I look back on these as as highly significant. Granfer’s tales often involved the natural world. When he strode into our back yard I always hoped for a ‘walk’, a fairly silent time when he would raise me up onto his shoulders, stride away from the streets, main road and traffic to the nearest scrap of countryside. I especially loved our outings to the Rabbit Warren. On reaching the lane I would be lowered and instructed: Use your eyes. Use your ears, my Jo. Then I trotted beside him, asking questions but silent as we approached the warren.

Curiosity and a delight in rhyme were further fostered at primary school. Each day I sat transformed as our top class teacher read aloud from prose and poetry, teaching us poetry by heart. He played the piano several times a week, taught us folk songs and, at the end of each day, accompanied us as we sang a hymn.

It was around this age that I began to fantasise about the night sky. In bed, light out, I travelled in my mind, experienced the enormity of the sky-world. A fascination for the sky and what might lie ‘beyond’ has never left me, encouraging me to attempt to read about modern physics and the natural sciences.

I have always tried to encourage the children and young people with whom I work to share my fascination with the natural world  -   black holes, bower birds, black bees, mountain hares, rhinos, ants, trees and the insects that live on them.

In March this year Grey Hen publish my chapbook for adults Tequila and shooting stars   -   an intriguing selection of poems around my travels including work I have been surprised and delighted to make.  

With Tequila ready for publication I am, at last, ready to focus on work around a lifelong fascination in Nature with a new and celebratory children’s collection. My first-ever collection was for small children and published by international childrens charity UNICEF: Celebration (1993).

I hope my most recent collection will be memorable, drawing on years of believing that our world, Universe and whatever lies beyond is unique, astonishing, magnificent. That it can be weird and terrifying. It will be celebratary, enriched, I hope, by my experiences as writer and poet, tutor and editor and by my travels. I have benefitted greatly from spending time, working with and learning from people in Canada, India, Norway and in the U.S: New Mexico, California, Vermont.

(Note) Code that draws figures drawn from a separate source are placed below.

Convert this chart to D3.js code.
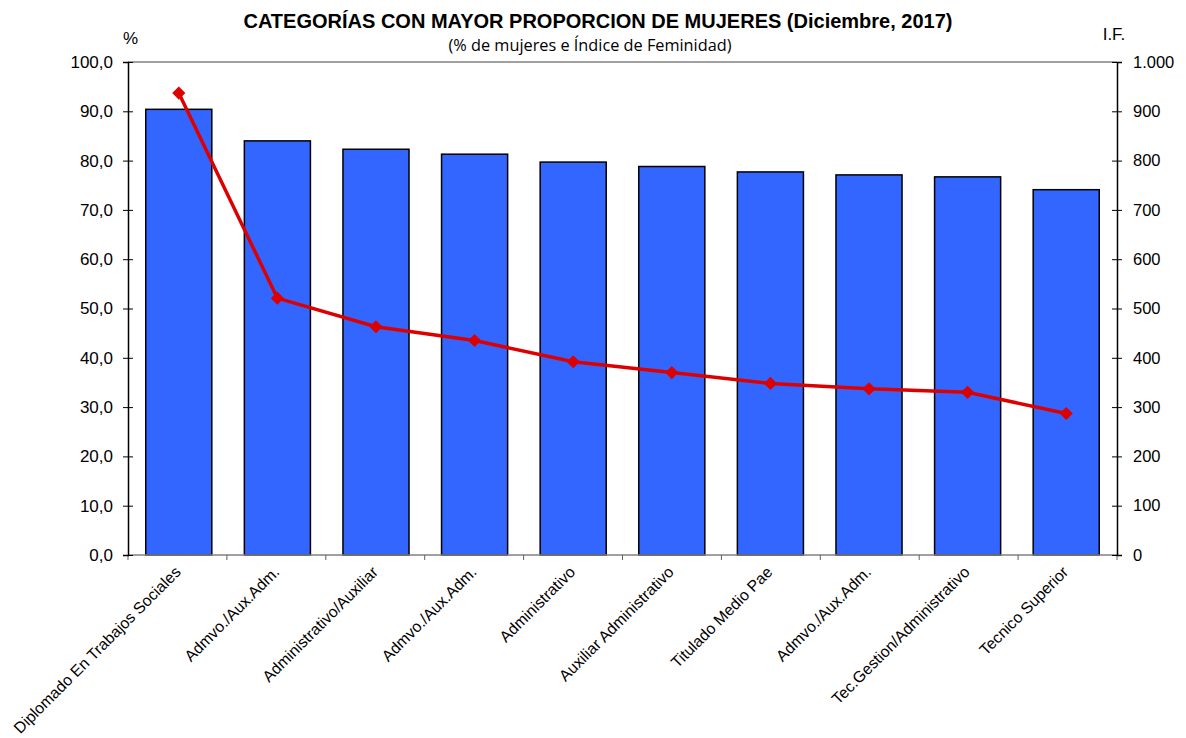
<!DOCTYPE html>
<html><head><meta charset="utf-8">
<script src="https://cdn.jsdelivr.net/npm/d3@7"></script>
<style>body{margin:0;background:#fff}</style>
</head><body>
<script>
const categories = ["Diplomado En Trabajos Sociales","Admvo./Aux.Adm.","Administrativo/Auxiliar","Admvo./Aux.Adm.","Administrativo","Auxiliar Administrativo","Titulado Medio Pae","Admvo./Aux.Adm.","Tec.Gestion/Administrativo","Tecnico Superior"];
const pctMujeres = [90.4, 84.0, 82.3, 81.3, 79.7, 78.8, 77.7, 77.1, 76.7, 74.1];
const indiceFeminidad = [937, 521, 463, 435, 392, 370, 348, 337, 330, 287];
const leftTicks = [0,10,20,30,40,50,60,70,80,90,100];
const rightTicks = [0,100,200,300,400,500,600,700,800,900,1000];

const W = 1186, H = 738;
const m = {left:128, right:1117, top:62, bottom:555};
const svg = d3.select("body").append("svg").attr("width",W).attr("height",H);
const FONT = "Liberation Sans, Arial, sans-serif";

const x = d3.scaleBand().domain(d3.range(categories.length)).range([m.left,m.right]).paddingInner(0.33).paddingOuter(0.18);
const yL = d3.scaleLinear().domain([0,100]).range([m.bottom,m.top]);
const yR = d3.scaleLinear().domain([0,1000]).range([m.bottom,m.top]);
const fmtL = d => d.toFixed(1).replace(".",",");
const fmtR = d => d >= 1000 ? "1.000" : String(d);

// top border
svg.append("line").attr("x1",m.left).attr("x2",m.right).attr("y1",m.top).attr("y2",m.top).attr("stroke","#808080").attr("stroke-width",1.5);

// bars
svg.append("g").selectAll("rect").data(pctMujeres).join("rect")
  .attr("x",(d,i)=>x(i)).attr("width",x.bandwidth())
  .attr("y",d=>yL(d)).attr("height",d=>yL(0)-yL(d))
  .attr("fill","#3366FF").attr("stroke","#000").attr("stroke-width",1.5);

// bottom axis line
svg.append("line").attr("x1",m.left).attr("x2",m.right).attr("y1",m.bottom).attr("y2",m.bottom).attr("stroke","#808080").attr("stroke-width",1.5);
// x ticks at boundaries
const bounds = d3.range(categories.length+1).map(i => m.left + (m.right-m.left)*i/categories.length);
svg.append("g").selectAll("line").data(bounds).join("line")
  .attr("x1",d=>d).attr("x2",d=>d).attr("y1",m.bottom).attr("y2",m.bottom+5).attr("stroke","#606060").attr("stroke-width",1);

// left axis
const gL = svg.append("g").attr("transform",`translate(${m.left},0)`)
  .call(d3.axisLeft(yL).tickValues(leftTicks).tickFormat(fmtL).tickSize(5).tickPadding(10));
gL.select(".domain").attr("stroke","#000").attr("stroke-width",1.5);
gL.selectAll(".tick line").attr("x2",5).attr("x1",-5).attr("stroke","#000");
gL.selectAll("text").attr("font-family",FONT).attr("font-size",17).attr("fill","#000");

// right axis
const gR = svg.append("g").attr("transform",`translate(${m.right},0)`)
  .call(d3.axisRight(yR).tickValues(rightTicks).tickFormat(fmtR).tickSize(5).tickPadding(11));
gR.select(".domain").attr("stroke","#000").attr("stroke-width",1.5);
gR.selectAll(".tick line").attr("x1",-5).attr("x2",5).attr("stroke","#000");
gR.selectAll("text").attr("font-family",FONT).attr("font-size",16.5).attr("fill","#000");

// line
const cx = i => x(i) + x.bandwidth()/2;
svg.append("path").datum(indiceFeminidad)
  .attr("d", d3.line().x((d,i)=>cx(i)).y(d=>yR(d)))
  .attr("fill","none").attr("stroke","#DD0000").attr("stroke-width",3.5);
svg.append("g").selectAll("path").data(indiceFeminidad).join("path")
  .attr("d", d3.symbol().type(d3.symbolDiamond2).size(110))
  .attr("transform",(d,i)=>`translate(${cx(i)},${yR(d)})`)
  .attr("fill","#DD0000");

// category labels
svg.append("g").selectAll("text").data(categories).join("text")
  .attr("transform",(d,i)=>`translate(${cx(i)+3},${m.bottom+18}) rotate(-45)`)
  .attr("text-anchor","end")
  .attr("font-family",FONT).attr("font-size",15.8)
  .text(d=>d);

// titles
svg.append("text").attr("x",598).attr("y",28).attr("text-anchor","middle")
  .attr("font-family",FONT).attr("font-weight","bold").attr("font-size",20)
  .text("CATEGORÍAS CON MAYOR PROPORCION DE MUJERES (Diciembre, 2017)");
svg.append("text").attr("x",590).attr("y",51).attr("text-anchor","middle")
  .attr("font-family","Open Sans, Noto Sans, sans-serif").attr("font-size",16.3)
  .text("(% de mujeres e Índice de Feminidad)");
svg.append("text").attr("x",130.5).attr("y",44).attr("text-anchor","middle")
  .attr("font-family",FONT).attr("font-size",17).text("%");
svg.append("text").attr("x",1114).attr("y",40).attr("text-anchor","middle")
  .attr("font-family",FONT).attr("font-size",17).text("I.F.");
</script>
</body></html>
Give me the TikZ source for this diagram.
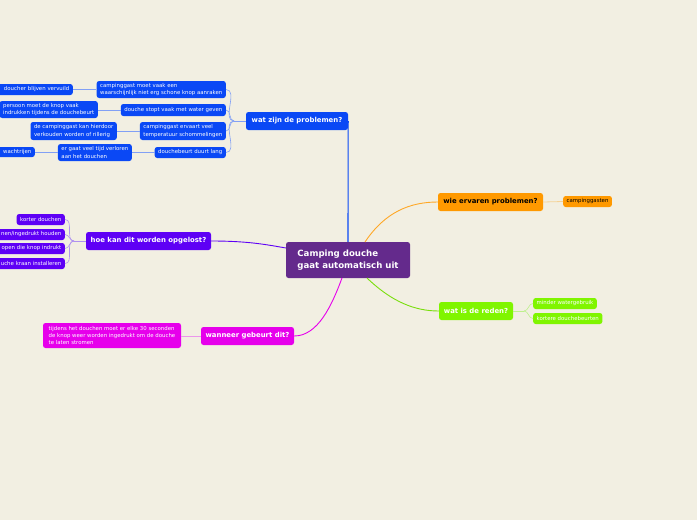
\documentclass[tikz,border=0pt]{standalone}
\usepackage{fontspec}
\setmainfont{DejaVu Sans}
\definecolor{bg}{RGB}{242,239,226}
\definecolor{cen}{RGB}{100,42,140}
\definecolor{blu}{RGB}{10,72,245}
\definecolor{bluL}{RGB}{130,160,245}
\definecolor{pur}{RGB}{94,0,245}
\definecolor{purL}{RGB}{175,145,240}
\definecolor{mag}{RGB}{230,0,235}
\definecolor{magL}{RGB}{235,150,235}
\definecolor{ora}{RGB}{255,153,0}
\definecolor{oraL}{RGB}{245,210,150}
\definecolor{gre}{RGB}{128,245,0}
\definecolor{greL}{RGB}{190,240,140}
\tikzset{
  box/.style={rounded corners=2.5pt, inner xsep=3.5pt, inner ysep=0pt, align=left, text=white},
  mainbox/.style={box, font=\fontsize{6.9}{8}\selectfont\bfseries, minimum height=18pt},
  leafbox/.style={box, font=\fontsize{5.4}{7.4}\selectfont},
}
\begin{document}
\begin{tikzpicture}[x=1pt,y=-1pt]
\fill[bg] (0,0) rectangle (697,520);
\useasboundingbox (0,0) rectangle (697,520);

% central
\node[box, fill=cen, minimum width=124pt, minimum height=36pt, font=\fontsize{8.6}{11.5}\selectfont\bfseries] (central) at (348,260) {Camping douche\\gaat automatisch uit};

% main topics
\node[mainbox, fill=blu, minimum width=102pt] (wz) at (297,121) {wat zijn de problemen?};
\node[mainbox, fill=pur, minimum width=125pt] (hk) at (148.5,241) {hoe kan dit worden opgelost?};
\node[mainbox, fill=mag, minimum width=93pt] (wg) at (247.5,336) {wanneer gebeurt dit?};
\node[mainbox, fill=ora, minimum width=105pt, text=black] (we) at (490.5,202) {wie ervaren problemen?};
\node[mainbox, fill=gre, minimum width=74pt] (wr) at (476,311) {wat is de reden?};

% connection points on central
\coordinate (cO) at (365,242);
\coordinate (cG) at (367,278);
\coordinate (cM) at (342,278);
\coordinate (cP) at (286,248);

\draw[blu, line width=1.1pt] (wz.east) -- (central.north);
\draw[ora!85, line width=0.9pt] (cO) .. controls (385,212) and (410,202) .. (we.west);
\draw[gre!90!black!95, line width=0.9pt] (cG) .. controls (392,302) and (415,311) .. (wr.west);
\draw[mag, line width=0.9pt] (cM) .. controls (332,305) and (318,336) .. (wg.east);
\draw[pur, line width=0.9pt] (hk.east) .. controls (250,241) and (268,245) .. (cP);

% blue children
\node[leafbox, fill=blu, anchor=east, minimum height=17pt] (b1) at (226,89.5) {campinggast moet vaak een\\waarschijnlijk niet erg schone knop aanraken};
\node[leafbox, fill=blu, anchor=east, minimum height=12pt] (b2) at (226,110) {douche stopt vaak met water geven};
\node[leafbox, fill=blu, anchor=east, minimum height=18pt] (b3) at (226,131) {campinggast ervaart veel\\temperatuur schommelingen};
\node[leafbox, fill=blu, anchor=east, minimum height=11pt] (b4) at (226,152.5) {douchebeurt duurt lang};

\node[leafbox, fill=blu, anchor=east, minimum height=11pt, text width=100pt, align=right] (g1) at (73,89.5) {doucher blijven vervuild};
\node[leafbox, fill=blu, anchor=east, minimum height=17pt] (g2) at (98,109.5) {persoon moet de knop vaak\\indrukken tijdens de douchebeurt};
\node[leafbox, fill=blu, anchor=east, minimum height=18pt] (g3) at (117,131) {de campinggast kan hierdoor\\verkouden worden of rillerig};
\node[leafbox, fill=blu, anchor=east, minimum height=17pt] (g4) at (132,152.5) {er gaat veel tijd verloren\\aan het douchen};
\node[leafbox, fill=blu, anchor=east, minimum height=10pt, text width=50pt, align=right] (g5) at (35,152) {wachtrijen};

\coordinate (bj) at (234,121);
\draw[bluL, line width=0.6pt] (wz.west) -- (bj);
\foreach \n in {b1,b2,b3,b4} \draw[bluL, line width=0.6pt] (bj) to[out=180,in=0] (\n.east);
\draw[bluL, line width=0.6pt] (b1.west) -- (g1.east);
\draw[bluL, line width=0.6pt] (b2.west) -- (b2.west -| g2.east);
\draw[bluL, line width=0.6pt] (b3.west) -- (g3.east);
\draw[bluL, line width=0.6pt] (b4.west) -- (g4.east);
\draw[bluL, line width=0.6pt] (g4.west) -- (g4.west -| g5.east);

% purple children
\node[leafbox, fill=pur, anchor=east, minimum height=11pt] (p1) at (65,219.5) {korter douchen};
\node[leafbox, fill=pur, anchor=east, minimum height=11pt, text width=90pt, align=right] (p2) at (65,234.5) {nen/ingedrukt houden};
\node[leafbox, fill=pur, anchor=east, minimum height=11pt, text width=90pt, align=right] (p3) at (65,248.5) {open die knop indrukt};
\node[leafbox, fill=pur, anchor=east, minimum height=11pt, text width=90pt, align=right] (p4) at (65,263.5) {uche kraan installeren};
\coordinate (pj) at (74,241);
\draw[purL, line width=0.6pt] (hk.west) -- (pj);
\foreach \n in {p1,p2,p3,p4} \draw[purL, line width=0.6pt] (pj) to[out=180,in=0] (\n.east);

% magenta child
\node[leafbox, fill=mag, minimum width=138pt, minimum height=25pt, font=\fontsize{5.4}{7.2}\selectfont] (m1) at (112,335.5) {tijdens het douchen moet er elke 30 seconden\\de knop weer worden ingedrukt om de douche\\te laten stromen};
\draw[magL, line width=0.6pt] (wg.west) -- (m1.east |- wg.west);

% orange child
\node[leafbox, fill=ora, text=black, anchor=west, minimum height=11pt] (o1) at (563,201.5) {campinggasten};
\draw[oraL, line width=0.8pt] (we.east) -- (o1.west);

% green children
\node[leafbox, fill=gre, anchor=west, minimum height=11pt] (r1) at (533,303.5) {minder watergebruik};
\node[leafbox, fill=gre, anchor=west, minimum height=11pt] (r2) at (533,318.5) {kortere douchebeurten};
\coordinate (rj) at (524,311);
\draw[greL, line width=0.6pt] (wr.east) -- (rj);
\foreach \n in {r1,r2} \draw[greL, line width=0.6pt] (rj) to[out=0,in=180] (\n.west);
\end{tikzpicture}
\end{document}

One of the most useful pieces of advice I was given early in my career was If you want to write good poems you must read good poems*. Reading widely, especially from contemporary and early C20th poetry and attending writing courses has been invaluable. 

I compare my process when beginning a project or commission to that of tracking a wild animal. For me this means taking time with, perhaps. some research. Play is essential  -    with colour (paint or textiles), using all my senses as I examine plants, weeds, herbs in my small garden or while taking a walk   -   not necessarily to the countryside, even streets and gardens of the suburbs can surprise and nourish.

Some years ago I taught alongside an American artist on a residential course. She recommended journalling to our students and since then I have always had one to hand. I scribble in ideas, thoughts, notes, add quotations from newspapers, overheard conversations, tv with clippings from every possible source. It has become habitual.

If I am considering a new project or commission I often turn to these journals, make an intuitive selection and place on my work-table with plain paper and other notes/ reading materials. Then, for perhaps thirty minutes, I paint, go outdoors  -  in my garden or wandering round the block or nearby memorial gardens.

Feeling ready, I engage in my simple coffee-making ritual, pour out a small mug of coffee and focus for two or more hours………..dipping into journals, etc. mind flowing lightly as I jot down anything of particular interest.

This process continues for another day or two or until I have enough ideas and phrases for a first draft. Then I put this aside to return with a fresh eye next day or in a few days. Once I have some shape I read through my embryo poem aloud, again and again as I edit. I find this to be most useful. For me I gain deeper understanding and a stronger editorial voice if I read work aloud. Unless a word or phrase deserves  a place in my poem, clarifying or enriching in some way I delete it.

A good poem can be rich as hot Venetian chocolate but must be sleek as a mountain hare.